Aside from his work, little is known of Wehmer's life. He probably came originally from Darmstadt or Mannheim. He took his inspiration from architects such as Hermann Korb, Remy de la Fosse and Sudfeld Vick, and from the theoretician Leonhard Christoph Sturm.

His first significant appearance comes in the Bishopric of Hildesheim, starting in 1708. In 1712 he was responsible for the west front of the Church of the Holy Cross in Hildesheim itself. His first work covering a complete site was Schloss Körtlinghausen on which he started working in 1713. Almost at the same time he constructed Schloss Vinsebeck nearby. Both these chateaux-manor houses was inspired by French architectural fashions of the time, and used an "H-plan" footprint. Some of the original stucco interior decoration can still be seen at Vinsebeck.

In 1717 or 1718 he was called back to Hildesheim in order to assess the state of the cathedral and restore it appropriately. His recommendations included reconstructing the quadrangle in front of the building. On the inside he had also, by 1722, recreated the choir and the nave, together with other artists. Unhappily, very little of this work survived allied bombing raids during the early months of 1945.

The Prince-bishop of Hildesheim, Clemens August of Bavaria, sent Johann Conrad Schlaun to reconstruct the episcopal chancelry building.
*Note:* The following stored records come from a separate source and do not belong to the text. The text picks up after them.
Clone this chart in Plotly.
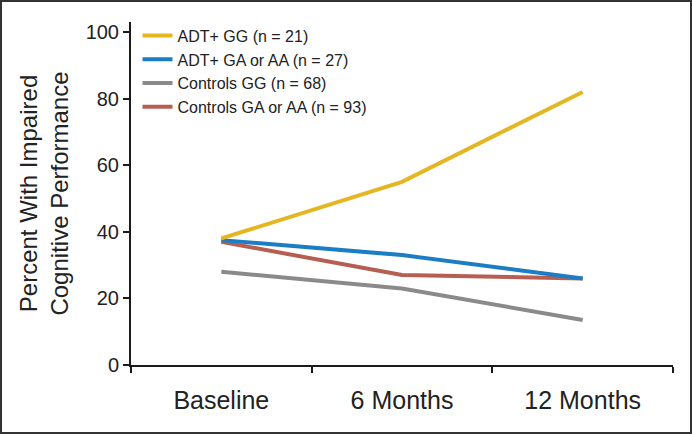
import plotly.graph_objects as go

# Data
timepoints = ["Baseline", "6 Months", "12 Months"]
adt_gg = [38, 55, 82]
adt_ga_aa = [37.5, 33, 26]
controls_gg = [28, 23, 13.5]
controls_ga_aa = [37, 27, 26]

series_names = [
    "ADT+ GG (n = 21)",
    "ADT+ GA or AA (n = 27)",
    "Controls GG (n = 68)",
    "Controls GA or AA (n = 93)",
]
series_colors = ["#E3B622", "#1B7DC3", "#8A8A8A", "#B65E52"]

W, H = 692, 434
ML, MR, MT, MB = 131, 19, 22, 69

fig = go.Figure()

# draw order: gray, red, blue, yellow; legend order set by legendrank
draw = [
    (2, controls_gg),
    (3, controls_ga_aa),
    (1, adt_ga_aa),
    (0, adt_gg),
]
for idx, vals in draw:
    fig.add_trace(go.Scatter(
        x=timepoints, y=vals, mode="lines",
        name=series_names[idx],
        line=dict(color=series_colors[idx], width=4),
        legendrank=idx + 1,
    ))

# frame around the whole figure
pw = W - ML - MR
ph = H - MT - MB
fig.add_shape(
    type="rect", xref="paper", yref="paper",
    x0=(-ML + 1) / pw, x1=1 + (MR - 1) / pw,
    y0=(-MB + 1) / ph, y1=1 + (MT - 1) / ph,
    line=dict(color="#333333", width=2),
)

fig.update_layout(
    width=W, height=H,
    margin=dict(l=ML, r=MR, t=MT, b=MB),
    paper_bgcolor="white", plot_bgcolor="white",
    font=dict(family="Liberation Sans, Arial, sans-serif", color="#222222"),
    showlegend=True,
    legend=dict(
        x=0.012, y=1.01, xanchor="left", yanchor="top",
        bgcolor="rgba(0,0,0,0)", font=dict(size=16),
        itemwidth=30, tracegroupgap=0,
    ),
    xaxis=dict(
        type="category", tickson="boundaries",
        range=[-0.5, 2.5],
        showline=True, linecolor="#1a1a1a", linewidth=2,
        ticks="outside", ticklen=6, tickwidth=1.5, tickcolor="#1a1a1a",
        showgrid=False, zeroline=False,
        tickfont=dict(size=25), ticklabelstandoff=12,
    ),
    yaxis=dict(
        range=[0, 103],
        tickvals=[0, 20, 40, 60, 80, 100],
        showline=True, linecolor="#1a1a1a", linewidth=2,
        ticks="outside", ticklen=6, tickwidth=1.5, tickcolor="#1a1a1a",
        showgrid=False, zeroline=False,
        tickfont=dict(size=20),
        title=dict(text="Percent With Impaired<br>Cognitive Performance",
                   font=dict(size=24), standoff=10),
    ),
)

fig.write_html("out.html", config={"displayModeBar": False},
               post_script="document.body.style.margin='0';")
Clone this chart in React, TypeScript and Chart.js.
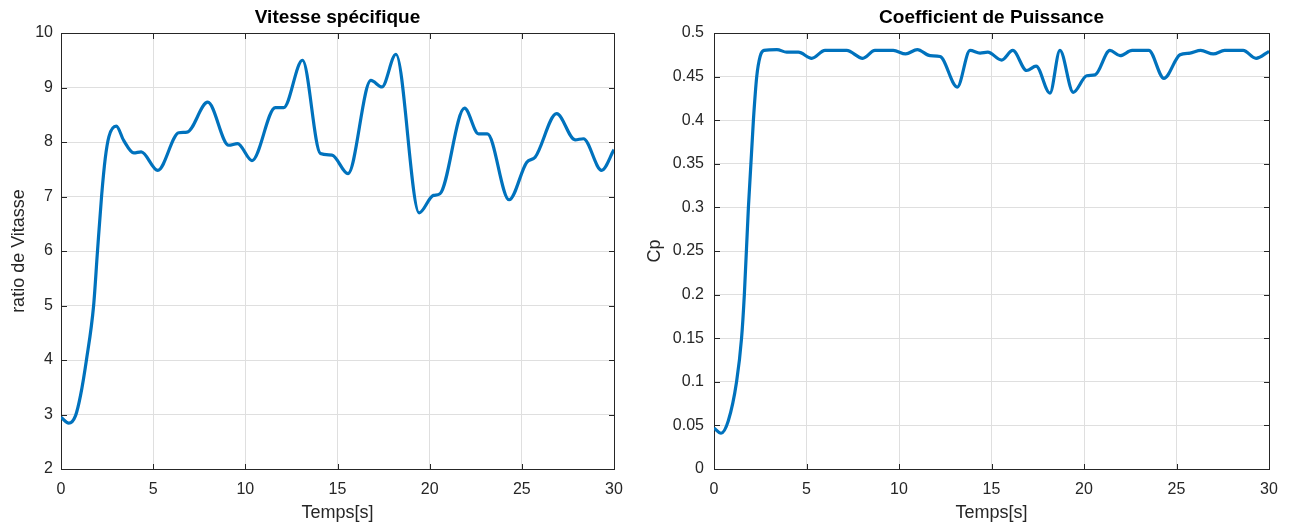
import React, { useEffect, useRef } from 'react';
import { Chart, registerables } from 'chart.js';

Chart.register(...registerables);

// ---- Data ----
const timeVitesse = [
  0, 0.42, 0.79, 1.06, 1.38, 1.77, 1.98, 2.2, 2.4, 2.6, 3.0, 3.4, 3.95, 4.35,
  5.25, 6.39, 6.84, 7.96, 9.1, 9.58, 10.36, 11.63, 12.08, 13.1, 14.07, 14.7, 15.57, 16.81,
  17.41, 18.17, 19.43, 20.2, 20.56, 21.89, 22.65, 23.13, 24.31, 25.27, 25.72, 26.89, 27.89,
  28.34, 29.33, 30,
];
const vitesse = [
  2.95, 2.84, 2.98, 3.35, 4.0, 5.0, 6.0, 7.0, 7.7, 8.1, 8.29, 8.03, 7.8, 7.82,
  7.48, 8.17, 8.18, 8.73, 7.94, 7.97, 7.66, 8.63, 8.63, 9.5, 7.79, 7.76, 7.42, 9.13,
  9.01, 9.61, 6.7, 7.02, 7.05, 8.62, 8.15, 8.15, 6.94, 7.63, 7.72, 8.52, 8.04,
  8.06, 7.48, 7.86,
];

const timeCp = [
  0, 0.38, 0.77, 1.22, 1.49, 1.64, 1.86, 2.13, 2.31, 2.49, 2.7, 3.4, 3.93, 4.56, 5.28, 6.0,
  7.17, 8.04, 8.7, 9.69, 10.36, 10.99, 11.68, 12.22, 13.15, 13.84, 14.38, 14.8, 15.55, 16.15,
  16.9, 17.41, 18.16, 18.7, 19.42, 20.15, 20.6, 21.4, 21.95, 22.6, 23.5, 24.32, 25.19, 25.73,
  26.31, 26.99, 27.6, 28.6, 29.3, 30,
];
const cp = [
  0.047, 0.041, 0.055, 0.1, 0.15, 0.2, 0.3, 0.4, 0.45, 0.473, 0.48, 0.481, 0.478, 0.478, 0.471, 0.48,
  0.48, 0.471, 0.48, 0.48, 0.476, 0.481, 0.474, 0.473, 0.438, 0.48, 0.477, 0.478, 0.469, 0.48,
  0.457, 0.462, 0.431, 0.48, 0.432, 0.451, 0.452, 0.48, 0.474, 0.48, 0.48, 0.448, 0.475, 0.477,
  0.48, 0.476, 0.48, 0.48, 0.471, 0.479,
];

const xRange = [0, 30];
const xStep = 5;
const vitRange = [2, 10];
const vitStep = 1;
const cpRange = [0, 0.5];
const cpStep = 0.05;

const titleVit = 'Vitesse spécifique';
const titleCp = 'Coefficient de Puissance';
const xLabel = 'Temps[s]';
const yLabelVit = 'ratio de Vitasse';
const yLabelCp = 'Cp';

// ---- Styles ----
const FONT = "'Liberation Sans', Arial, Helvetica, sans-serif";
const LINE = '#0072BD';
const AXIS = '#262626';
const GRID = '#dfdfdf';
const H = 524;
const PLOT_BOTTOM = 469;

const boxTicks = {
  id: 'boxTicks',
  afterDraw(chart: any) {
    const { ctx, chartArea, scales } = chart;
    const { left, right, top, bottom } = chartArea;
    const len = 5.5;
    const a = (v: number) => Math.round(v) + 0.5;
    ctx.save();
    ctx.strokeStyle = AXIS;
    ctx.lineWidth = 1;
    ctx.beginPath();
    ctx.moveTo(a(left), a(top));
    ctx.lineTo(a(right), a(top));
    ctx.lineTo(a(right), a(bottom));
    const x = scales.x;
    x.ticks.forEach((t: any) => {
      const px = a(x.getPixelForValue(t.value));
      ctx.moveTo(px, a(bottom));
      ctx.lineTo(px, a(bottom) - len);
      ctx.moveTo(px, a(top));
      ctx.lineTo(px, a(top) + len);
    });
    const y = scales.y;
    y.ticks.forEach((t: any) => {
      const py = a(y.getPixelForValue(t.value));
      ctx.moveTo(a(left), py);
      ctx.lineTo(a(left) + len, py);
      ctx.moveTo(a(right), py);
      ctx.lineTo(a(right) - len, py);
    });
    ctx.stroke();
    ctx.restore();
  },
};

type PanelProps = {
  title: string;
  yLabel: string;
  xs: number[];
  ys: number[];
  yRange: number[];
  yStep: number;
  canvasLeft: number;
  canvasWidth: number;
  plotLeft: number;
  plotRight: number;
  yTitlePad: number;
  yTickPad: number;
};

function Panel(p: PanelProps) {
  const ref = useRef<HTMLCanvasElement | null>(null);
  useEffect(() => {
    if (!ref.current) return;
    const data = p.xs.map((x, i) => ({ x, y: p.ys[i] }));
    const chart = new Chart(ref.current, {
      type: 'line',
      data: {
        datasets: [
          {
            data,
            borderColor: LINE,
            borderWidth: 3.2,
            pointRadius: 0,
            fill: false,
            cubicInterpolationMode: 'monotone',
          },
        ],
      },
      options: {
        animation: false,
        responsive: false,
        maintainAspectRatio: false,
        layout: { padding: { left: 0, top: 0, bottom: 0, right: p.canvasWidth - p.plotRight } },
        plugins: {
          legend: { display: false },
          tooltip: { enabled: false },
          title: {
            display: true,
            fullSize: false,
            text: p.title,
            color: '#000',
            font: { family: FONT, size: 19, weight: 'bold', lineHeight: 1.2 },
            padding: { top: 6.4, bottom: 3.8 },
          },
        },
        scales: {
          x: {
            type: 'linear',
            min: xRange[0],
            max: xRange[1],
            afterFit: (s: any) => {
              s.height = H - PLOT_BOTTOM;
            },
            ticks: {
              stepSize: xStep,
              color: AXIS,
              padding: 11,
              maxRotation: 0,
              font: { family: FONT, size: 16 },
            },
            grid: { color: GRID, drawTicks: false, lineWidth: 1 },
            border: { color: AXIS, width: 1 },
            title: {
              display: true,
              text: xLabel,
              color: AXIS,
              font: { family: FONT, size: 18, lineHeight: 1.2 },
              padding: { top: 0, bottom: 0 },
            },
          },
          y: {
            type: 'linear',
            min: p.yRange[0],
            max: p.yRange[1],
            afterFit: (s: any) => {
              s.width = p.plotLeft;
            },
            ticks: {
              stepSize: p.yStep,
              color: AXIS,
              padding: p.yTickPad,
              font: { family: FONT, size: 16 },
              callback: (v: any) => String(parseFloat(Number(v).toFixed(2))),
            },
            grid: { color: GRID, drawTicks: false, lineWidth: 1 },
            border: { color: AXIS, width: 1 },
            title: {
              display: true,
              text: p.yLabel,
              color: AXIS,
              font: { family: FONT, size: 18, lineHeight: 1.2 },
              padding: { top: p.yTitlePad, bottom: 0 },
            },
          },
        },
      } as any,
      plugins: [boxTicks],
    });
    return () => chart.destroy();
  }, []);
  return (
    <canvas
      ref={ref}
      width={p.canvasWidth}
      height={H}
      style={{ position: 'absolute', left: p.canvasLeft, top: 0, width: p.canvasWidth, height: H }}
    />
  );
}

export default function App() {
  return (
    <div
      style={{
        position: 'absolute',
        left: 0,
        top: 0,
        width: 1289,
        height: 524,
        overflow: 'hidden',
        background: '#fff',
      }}
    >
      <Panel
        title={titleVit}
        yLabel={yLabelVit}
        xs={timeVitesse}
        ys={vitesse}
        yRange={vitRange}
        yStep={vitStep}
        canvasLeft={0}
        canvasWidth={644}
        plotLeft={61}
        plotRight={614}
        yTitlePad={8}
        yTickPad={8}
      />
      <Panel
        title={titleCp}
        yLabel={yLabelCp}
        xs={timeCp}
        ys={cp}
        yRange={cpRange}
        yStep={cpStep}
        canvasLeft={644}
        canvasWidth={645}
        plotLeft={70}
        plotRight={625}
        yTitlePad={0.5}
        yTickPad={10}
      />
    </div>
  );
}
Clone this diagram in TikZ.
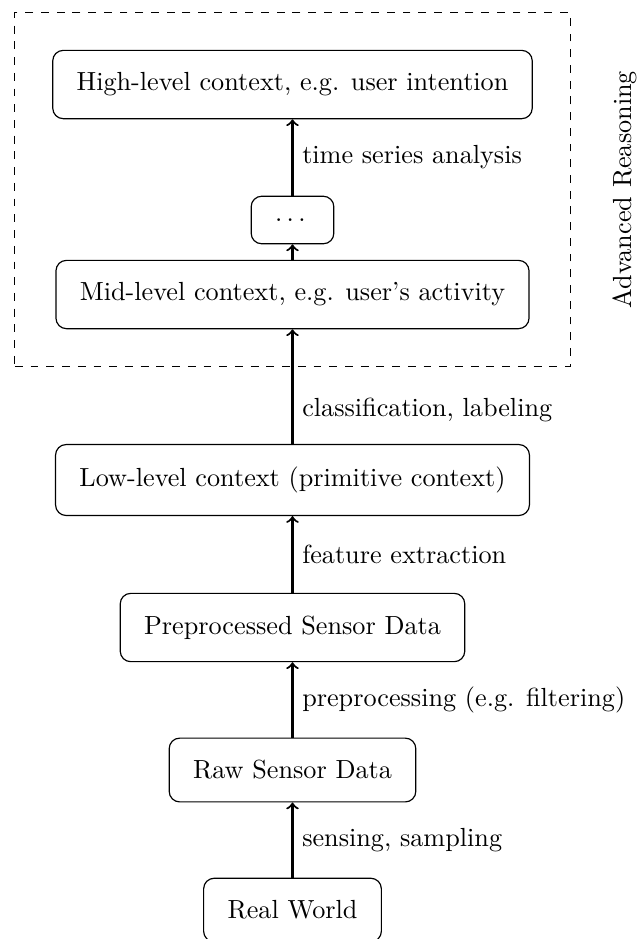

The contract was delegated to Wehmer. He managed the reconfiguration of Auxiliary bishop's residence. Also in 1729 he built the curia chamber for the cathedral cantor, Johann Bernhard Joseph von Weichs. He had already worked for von Weichs' family on the Schloss Körtlinghausen. The curia building was later adapted for use as the episcopal college. It seems likely that Wehmer was responsible for the new provost's residence in 1730. There were also numerous other more minor contracts, including extension work on the Brabeck Palace (later the bishop's palace).

A few years later Wehmer constructed Schloss Herringhausen and Schloss Vörden, applying a style noticeably different from that used for his earlier work. However, between 1734 and 1737, he built Schloss Welda, using a layout and design that closely echoed his design for Schloss Vinsebeck. The carriage house and the main portal at Corvey are also Wehmer's work.